OK, wait. Wasn't that two coherent thoughts?

I wrote a children's book once, too because for some reason even though I NEVER wanted kids, I wanted to write kids books. How dumb is that? Anyway...I threw that book away because it was so stupid.

Lawanda said...

Dahl is wonky!! LOL

Me and my kids have written books together. They like them a lot, but I have my doubts they could ever win any awards! ;)

Marie said...

what's with the dahl bashing? (i say in jest, of course) maybe i missed the books with the swear words or was too corrupted to notice them. my favorite of his was the BFG (Big Friendly Giant). seriously don't remember any bad words. maybe i should go check it out again and see what kind of stuff i was growing up on. i did read way too many V.C. Andrews book in junior high. you guys are probably too proper to know this, but those are the most twisted books and i'm ashamed to say i read them. but there it is. my confessional for the year.

Johanna said...

Wow, a confessional prompted by a literature post! Who would have thought??? I know I also read some not-so-savery books in my time.
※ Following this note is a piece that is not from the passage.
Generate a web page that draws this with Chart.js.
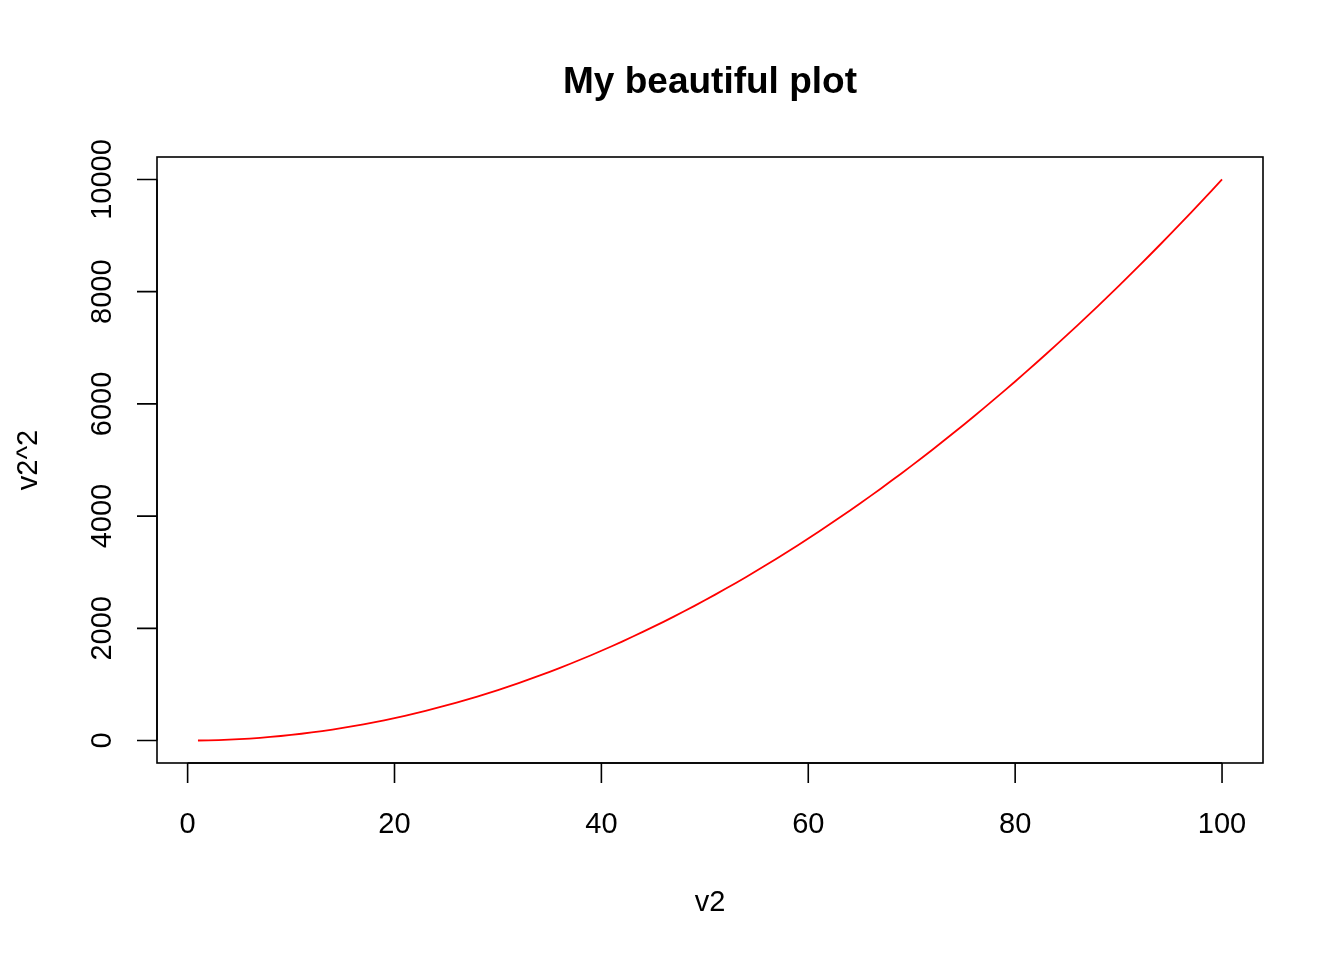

That is the problem with a person who can read a book in a day or two. There just aren't enough good books to go around! At least now my children distract me from reading so much...

Joanna said...

I think it definitely had to do something with your level of "corruption." We all know you were a big ole heathen back then, Marie. ;)

I was just thinking about the word "heathen" as it looked like it was spelled wrong. So I looked it up and one of the definitions is "One who is regarded as irreligious, uncivilized, or unenlightened." So, there you go. Heathen. Aren't you enlightened now?

Lawanda said...

hehehe Well, I may as well confess too. I read one VC Andrews. Hated it, through and through.

You never know if a book is good or bad til you read it, though!! Even if you read one book by an author and hate it, you may read another and it be good! ;)

I was not bashing Dahl, for the record, just saying he's wonky. LOL!